North American Monsoon Experiment (NAME) 2004

The North American Monsoon System (NAMS) is an important large-scale feature of the warm season climatology of Mexico and the southwest U.S. The variability of summertime convective activity in this region results from a complex interaction between atmospheric circulation features at both the synoptic scale and mesoscale and the extremely varied topography.

The North American Monsoon Experiment (NAME) was designed to identify the sources and limits of the predictability of warm season precipitation over southwestern North America by observing and understanding the key components of the NAMS and the variability within the context of the evolving land surface-atmosphere-ocean annual cycle. NAME is part of the CLIVAR/VAMOS program, US CLIVAR Pan American research, and the GEWEX America Prediction Project (GAPP).

Surface Network

NAME seeks improved understanding of the key physical processes that must be parameterized for improved simulations and predictions with coupled models. To address these goals and to document the key roles of the boundary layer and the diurnal cycle in NAMS, ETL and CU/CIRES designed a coastal supersite to measure the physical, dynamical, and microphysical properties of the convective storms that make up the NAMS. The supersite includes measurements to characterize the prestorm environment including surface energy fluxes and spectrally resolved solar radiation. Another component of the supersite is devoted to measuring convective clouds, integrated precipitable water, and precipitation microphysics. A subset of the instruments will be deployed in additional monsoon seasons during the summers of 2005 and 2006 to provide much needed information on NAMS interannual variability.

High Resolution Ocean Flux Measurements

ETL and CU/CIRES joined the Colorado State University (CSU) in conducting six weeks of observations from the Mexican Navy research vessel Altair off the tip of Baja California. The primary purpose of the Altair cruise was to obtain climate-quality observations of important air-sea interaction processes relevant to monsoon dynamics in this key region. The mouth of the Gulf is the entrance point for southerly wind surges that feed moisture into the monsoon system that provides much-needed rain to several states in the SW United States. Measurement systems installed by ETL on the ship included near-surface bulk meteorology, a balloon sounding system, direct turbulent fluxes, radiative fluxes, cloud-base height, and a motion-stabilized Doppler wind profiler. Profiles of temperature and salinity in the ocean were obtained with a conventional oceanographic CTD system. Scientists from ETL and CU/CIRES were joined by graduate students from CSU and the University of Miami.
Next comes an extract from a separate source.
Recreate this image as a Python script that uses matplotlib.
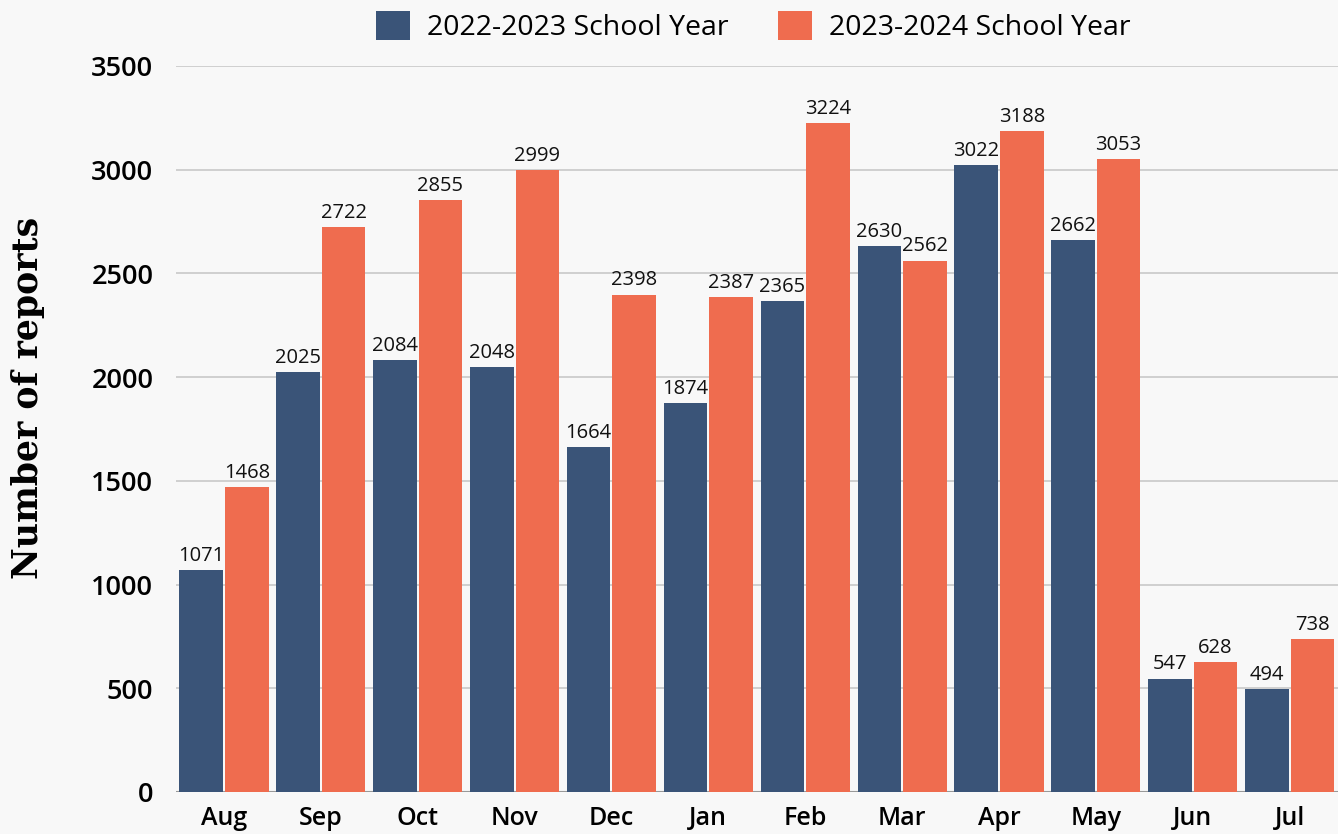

In addition, the cruise hosted a teacher James Cronin from the Cherry Creek School District in Denver.

SMEX/NAME

One of the main objectives of NAME is to improve prediction of warm season precipitation which is dependent on convection, which is in part determined by soil moisture and surface temperature. The 2004 Soil Moisture Experiment/NAME campaign builds on preceding experiments (SGP99, SMEX02 and SMEX03) by focusing specifically on topography, vegetation and strengthening the soil moisture components of NAME. The principal airborne system used during SMEX04/NAME was the NOAA/ETL Polarimetric Scanning Radiometer (PSR) system observing in the C- and X-band range, passive microwave channels similar to those on AMSR-E and future L-band satellite soil moisture measurements.

The goal of the PSR/CXI was to acquire images with high spatial resolution along with strategically located and designed automated and manual surface observations to verify and extend the satellite soil moisture observations over regions with sparse vegetation. Two regional study sites were established in Arizona (AZ) and Sonora, Mexico (SO) for the campaign. Measurements were timed to coincide with satellite data acquisition from the Aqua AMSR-E, Coriolis Windsat, TRMM TMI, DMSP SSM/I, Terra MODIS and ASTER, and Envisat ASAR. By the end of the campaign, a total of 11 and 11 mappings of the AZ and SO grids were obtained, respectively, over a 23 day period.